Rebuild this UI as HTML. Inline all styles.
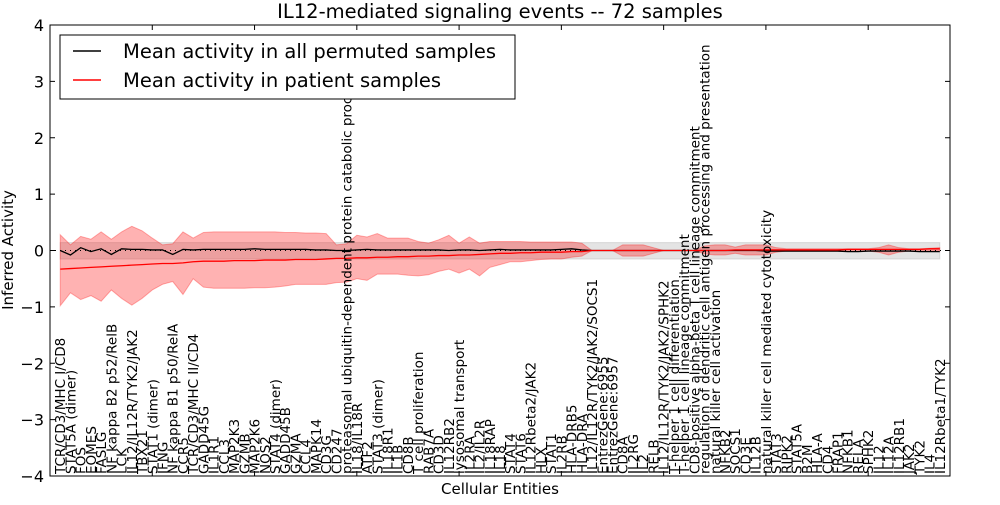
<!DOCTYPE html>
<html><head><meta charset="utf-8"><style>
body{margin:0;background:#fff}
svg text{font-family:"DejaVu Sans","Liberation Sans",sans-serif}
</style></head><body>
<svg id="c" width="1000" height="500" xmlns="http://www.w3.org/2000/svg">
<rect width="1000" height="500" fill="#fff"/>
<text x="500" y="18" text-anchor="middle" font-size="19.5">IL12-mediated signaling events -- 72 samples</text>
<g id="bands"></g><g id="lines"></g><g id="xl"></g><g id="yt"></g>
<rect x="50" y="25" width="900" height="451" fill="none" stroke="#000" stroke-width="1"/>
<text transform="translate(13,250) rotate(-90)" text-anchor="middle" font-size="15">Inferred Activity</text>
<text x="500" y="494" text-anchor="middle" font-size="15">Cellular Entities</text>
<g>
<rect x="60" y="35" width="455" height="64" fill="#fff" stroke="#000" stroke-width="1"/>
<line x1="73" y1="51" x2="101" y2="51" stroke="#000" stroke-width="1.5"/>
<text x="123" y="58" font-size="19.5">Mean activity in all permuted samples</text>
<line x1="73" y1="80" x2="101" y2="80" stroke="#f00" stroke-width="1.5"/>
<text x="123" y="87" font-size="19.5">Mean activity in patient samples</text>
</g>
</svg>
<script>
const labels=["TCR/CD3/MHC I/CD8","STAT5A (dimer)","FOS","EOMES","FASLG","NF kappa B2 p52/RelB","LCK","IL12/IL12R/TYK2/JAK2","TBX21","STAT1 (dimer)","IFNG","NF kappa B1 p50/RelA","CCR5","TCR/CD3/MHC II/CD4","GADD45G","IL1R1","CCL3","MAP2K3","GZMB","MAP2K6","NOS2","STAT4 (dimer)","GADD45B","GZMA","CCL4","MAPK14","CD3G","CD247","proteasomal ubiquitin-dependent protein catabolic process","IL18/IL18R","ATF2","STAT3 (dimer)","IL18R1","IL1B","CD8B","T cell proliferation","RAB7A","CD3D","IL12RB2","lysosomal transport","IL2RA","IL2/IL2R","IL18RAP","IL18","STAT4","STAT6","IL12Rbeta2/JAK2","HLX","STAT1","IL2RB","HLA-DRB5","HLA-DRA","IL12/IL12R/TYK2/JAK2/SOCS1","EntrezGene:6955","EntrezGene:6957","CD8A","IL2RG","IL2","RELB","IL12/IL12R/TYK2/JAK2/SPHK2","T-helper 1 cell differentiation","T-helper 1 cell lineage commitment","CD8-positive alpha-beta T cell lineage commitment","regulation of dendritic cell antigen processing and presentation","natural killer cell activation","NFKB2","SOCS1","CD3E","IL12B","natural killer cell mediated cytotoxicity","STAT3","RIPK2","STAT5A","B2M","HLA-A","CD4","FRAP1","NFKB1","RELA","SPHK2","IL12","IL12A","IL12RB1","JAK2","TYK2","IL4","IL12Rbeta1/TYK2"];
const patientMean=[-0.33,-0.32,-0.31,-0.3,-0.29,-0.28,-0.27,-0.26,-0.25,-0.24,-0.23,-0.23,-0.22,-0.2,-0.19,-0.19,-0.19,-0.18,-0.18,-0.18,-0.17,-0.17,-0.17,-0.16,-0.16,-0.16,-0.15,-0.14,-0.14,-0.13,-0.13,-0.12,-0.12,-0.11,-0.11,-0.1,-0.1,-0.09,-0.09,-0.08,-0.08,-0.07,-0.06,-0.05,-0.05,-0.04,-0.04,-0.03,-0.03,-0.03,-0.02,-0.02,0,0,0,0,0,0,0,0,0,0,0,0,0,0,0.01,0.01,0.01,0.01,0.01,0.01,0.01,0.01,0.01,0.01,0.01,0.02,0.02,0.02,0.02,0.02,0.02,0.02,0.02,0.03,0.03];
const patientUpper=[0.28,0.1,0.25,0.2,0.33,0.2,0.33,0.43,0.35,0.22,0.1,0.12,0.33,0.22,0.32,0.33,0.33,0.33,0.33,0.33,0.33,0.33,0.32,0.32,0.31,0.31,0.3,0.1,0.12,0.27,0.24,0.3,0.22,0.22,0.22,0.16,0.13,0.19,0.27,0.13,0.24,0.13,0.16,0.16,0.16,0.16,0.15,0.15,0.15,0.15,0.15,0.13,0,0,0,0.1,0.1,0.1,0.05,0,0,0,0,0.08,0.1,0.1,0.06,0.1,0.1,0.1,0.05,0.03,0.03,0.03,0.03,0.03,0.03,0.03,0.03,0.03,0.05,0.1,0.05,0.03,0.03,0.04,0.05];
const patientLower=[-0.98,-0.75,-0.87,-0.8,-0.9,-0.7,-0.85,-0.97,-0.85,-0.7,-0.6,-0.55,-0.78,-0.5,-0.65,-0.67,-0.67,-0.67,-0.67,-0.66,-0.66,-0.65,-0.63,-0.6,-0.6,-0.6,-0.6,-0.57,-0.56,-0.5,-0.53,-0.42,-0.42,-0.42,-0.44,-0.45,-0.43,-0.37,-0.33,-0.4,-0.33,-0.45,-0.3,-0.25,-0.2,-0.2,-0.18,-0.16,-0.15,-0.15,-0.12,-0.1,0,0,0,-0.1,-0.1,-0.1,-0.05,0,0,0,0,-0.06,-0.08,-0.08,-0.05,-0.08,-0.08,-0.08,-0.03,-0.01,-0.01,-0.01,-0.01,-0.01,-0.01,-0.01,-0.01,-0.01,-0.03,-0.08,-0.03,-0.01,-0.01,-0.01,-0.01];
const permMean=[0,-0.08,0.05,-0.02,0.03,-0.07,0.03,0.02,0.02,0.01,0.01,-0.07,0.02,0.01,0.02,0.02,0.02,0.02,0.02,0.03,0.02,0.02,0.02,0.02,0.02,0.01,0.01,0,0,0.01,0.02,0.01,0.01,0.01,0.01,0.01,0.01,0.01,0,0.01,0.01,0,0.01,0.02,0.01,0.01,0.01,0.01,0.01,0.02,0.03,0.01,0,0,0,0,0,0,0,0,0,0,0,0,0,0,0,0,0,-0.01,-0.01,-0.01,-0.01,-0.01,-0.01,-0.01,-0.01,-0.02,-0.02,-0.01,-0.01,-0.01,-0.01,-0.01,-0.02,-0.02,-0.02];
const permUpper=permMean.map(()=>0.14);
const permLower=permMean.map(()=>-0.15);
const yTicks=[-4,-3,-2,-1,0,1,2,3,4];
const xTicks=[0,10,20,30,40,50,60,70,80];

const L=50,R=950,T=25,B=476;
const xs=i=>L+(i+1)*(R-L)/88;
const ys=v=>T+(4-v)*(B-T)/8;
const NS="http://www.w3.org/2000/svg";
function mk(t,a,p){const e=document.createElementNS(NS,t);for(const k in a)e.setAttribute(k,a[k]);p.appendChild(e);return e;}
const bands=document.getElementById('bands'),lines=document.getElementById('lines'),xl=document.getElementById('xl'),yt=document.getElementById('yt');
function area(up,lo){let d='M'+up.map((v,i)=>xs(i)+','+ys(v)).join('L');for(let i=lo.length-1;i>=0;i--)d+='L'+xs(i)+','+ys(lo[i]);return d+'Z';}
function line(a){return 'M'+a.map((v,i)=>xs(i)+','+ys(v)).join('L');}
let g=mk('path',{d:area(permUpper,permLower),fill:'#bbb','fill-opacity':0.4,stroke:'#bbb','stroke-opacity':0.5},bands);


let r=mk('path',{d:area(patientUpper,patientLower),fill:'#f00','fill-opacity':0.3,stroke:'#f00','stroke-opacity':0.3},bands);


let z=mk('line',{x1:L,x2:R,y1:ys(0),y2:ys(0),stroke:'#000','stroke-dasharray':'1,4'},lines);


let pm=mk('path',{d:line(permMean),fill:'none',stroke:'#000','stroke-width':1.3},lines);


let rm=mk('path',{d:line(patientMean),fill:'none',stroke:'#f00','stroke-width':1.3},lines);


yTicks.forEach(v=>{
 const y=ys(v);
 mk('line',{x1:L,x2:L+5,y1:y,y2:y,stroke:'#000'},yt);mk('line',{x1:R-5,x2:R,y1:y,y2:y,stroke:'#000'},yt);
 const t=mk('text',{x:L-6,y:y+6,'text-anchor':'end','font-size':16},yt);t.textContent=v<0?'\u2212'+(-v):String(v);
 
 
});
xTicks.forEach(k=>{const x=L+k*(R-L)/88;mk('line',{x1:x,x2:x,y1:T,y2:T+5,stroke:'#000'},yt);mk('line',{x1:x,x2:x,y1:B-5,y2:B,stroke:'#000'},yt);});
labels.forEach((s,i)=>{
 const x=xs(i)+5;
 const t=mk('text',{transform:`translate(${x},${B-2}) rotate(-90)`,'font-size':13.5},xl);t.textContent=s;
 
 
});
</script>
</body></html>
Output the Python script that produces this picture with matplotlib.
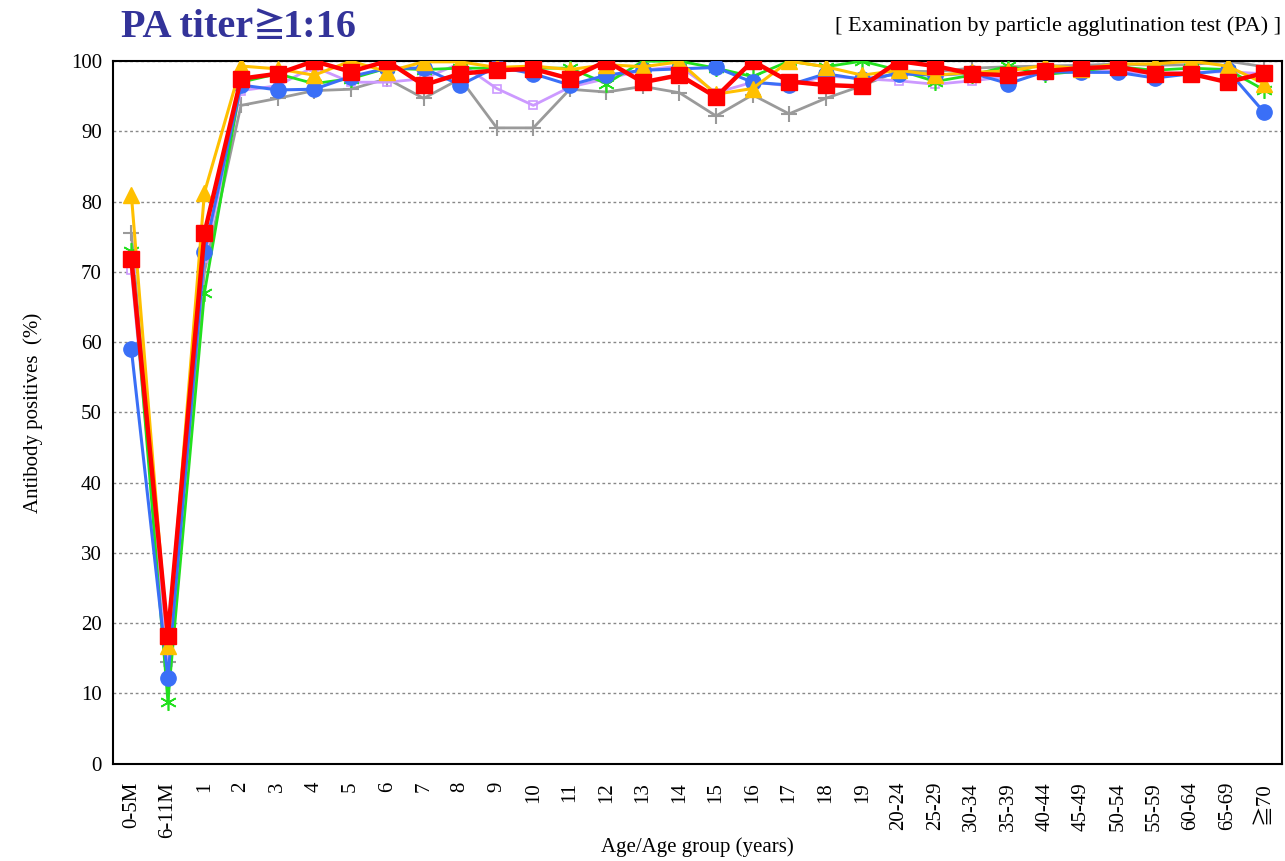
import matplotlib
matplotlib.use("Agg")
import matplotlib.pyplot as plt
import numpy as np

plt.rcParams['font.family'] = ['Liberation Serif', 'DejaVu Serif', 'Noto Sans CJK JP']

ages = ['0-5M', '6-11M', '1', '2', '3', '4', '5', '6', '7', '8', '9', '10', '11', '12',
        '13', '14', '15', '16', '17', '18', '19', '20-24', '25-29', '30-34', '35-39',
        '40-44', '45-49', '50-54', '55-59', '60-64', '65-69', '≧70']

# percent antibody positive, one list per survey year
blue = [59.0, 12.2, 72.8, 96.6, 95.9, 96.0, 97.8, 99.0, 99.0, 96.6, 99.2, 98.2, 96.6, 98.0,
        98.7, 98.9, 99.1, 97.0, 96.6, 98.2, 97.4, 98.2, 98.0, 98.3, 96.8, 98.5, 98.4, 98.4,
        97.6, 98.2, 98.7, 92.7]
yellow = [81.0, 16.7, 81.3, 99.3, 98.9, 98.0, 100.0, 98.5, 99.9, 99.9, 99.1, 99.3, 98.8, 99.5,
          99.2, 99.9, 95.3, 96.1, 100.0, 99.2, 98.0, 98.7, 98.0, 98.4, 98.6, 99.4, 98.9, 99.6,
          99.6, 100.0, 99.3, 96.8]
green = [73.0, 8.8, 67.0, 97.0, 98.2, 96.8, 97.5, 99.0, 98.8, 99.0, 99.0, 99.0, 99.0, 96.8,
         100.0, 100.0, 99.0, 97.8, 100.0, 99.2, 100.0, 98.7, 97.1, 98.0, 99.3, 98.1, 98.6, 99.2,
         98.7, 99.0, 98.8, 95.9]
gray = [75.5, 14.5, 70.0, 93.7, 94.7, 95.8, 96.0, 97.5, 94.7, 97.5, 90.5, 90.5, 96.0, 95.6,
        96.4, 95.5, 92.2, 95.2, 92.5, 94.7, 96.5, 98.6, 98.5, 99.0, 99.2, 99.3, 99.4, 99.6,
        99.4, 99.5, 100.0, 99.2]
purple = [70.3, 14.5, 72.0, 95.8, 96.5, 99.2, 97.0, 97.0, 97.5, 99.7, 96.1, 93.7, 96.3, 97.5,
          98.7, 99.3, 95.5, 97.0, 96.5, 97.9, 97.5, 97.2, 96.7, 97.2, 97.8, 98.3, 98.5, 98.6,
          98.2, 98.4, 98.5, 98.2]
red = [71.8, 18.2, 75.5, 97.5, 98.2, 100.0, 98.5, 100.0, 96.6, 98.2, 98.7, 98.9, 97.5, 100.0,
       97.0, 98.0, 94.9, 100.0, 97.1, 96.6, 96.4, 100.0, 99.3, 98.2, 98.0, 98.6, 99.0, 99.2,
       98.2, 98.2, 97.0, 98.3]

fig = plt.figure(figsize=(12.85, 8.61), dpi=100)
ax = fig.add_axes([0.088, 0.113, 0.910, 0.816])

x = np.arange(len(ages))
ax.plot(x, gray, color='#9a9a9a', lw=2, marker='+', ms=11, mew=1.5, zorder=2)
ax.plot(x, purple, color='#cc99ff', lw=2, marker='s', ms=6, mfc='none', mew=1.2, zorder=2)
ax.plot(x, green, color='#22e01e', lw=2, marker=(6, 2, 0), ms=12, mew=1.2, zorder=3)
ax.plot(x, blue, color='#3a6ff7', lw=2.2, marker='o', ms=11, zorder=3)
ax.plot(x, yellow, color='#ffc000', lw=2.2, marker='^', ms=11, zorder=4)
ax.plot(x, red, color='#ff0000', lw=3.2, marker='s', ms=11, zorder=5)

ax.set_xlim(-0.5, len(ages) - 0.5)
ax.set_ylim(0, 100)
ax.set_yticks(range(0, 101, 10))
ax.yaxis.grid(True, linestyle=(0, (2, 2)), color='#888888', lw=1)
ax.set_axisbelow(True)
ax.set_xticks(x)
ax.set_xticklabels(ages, rotation=90, fontsize=15)
ax.tick_params(axis='y', labelsize=15, length=0, pad=8)
ax.tick_params(axis='x', length=0, pad=13)
for s in ax.spines.values():
    s.set_linewidth(1.5)

ax.set_ylabel('Antibody positives  (%)', fontsize=15, labelpad=20)
ax.set_xlabel('Age/Age group (years)', fontsize=15, labelpad=0)

fig.text(0.094, 0.968, 'PA titer', fontsize=29, fontweight='bold', color='#333399',
         va='center', ha='left')
fig.text(0.196, 0.968, '≧', fontsize=24, fontweight='bold', color='#333399',
         va='center', ha='left', family=['Noto Sans CJK JP'])
fig.text(0.22, 0.968, '1:16', fontsize=29, fontweight='bold', color='#333399',
         va='center', ha='left')
fig.text(0.997, 0.97, '[ Examination by particle agglutination test (PA) ]', fontsize=16,
         va='center', ha='right')

fig.savefig('out.png', dpi=100)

Exercise directions: Up in the listing, locate the line with "Output the Python"; print it and every line after it down to the line with "plt.rcParams['font.family'] = ['Liberation", which is included too. Skip the pictures.

Exercise solution:
Output the Python script that produces this picture with matplotlib.
import matplotlib
matplotlib.use("Agg")
import matplotlib.pyplot as plt
import numpy as np

plt.rcParams['font.family'] = ['Liberation Serif', 'DejaVu Serif', 'Noto Sans CJK JP']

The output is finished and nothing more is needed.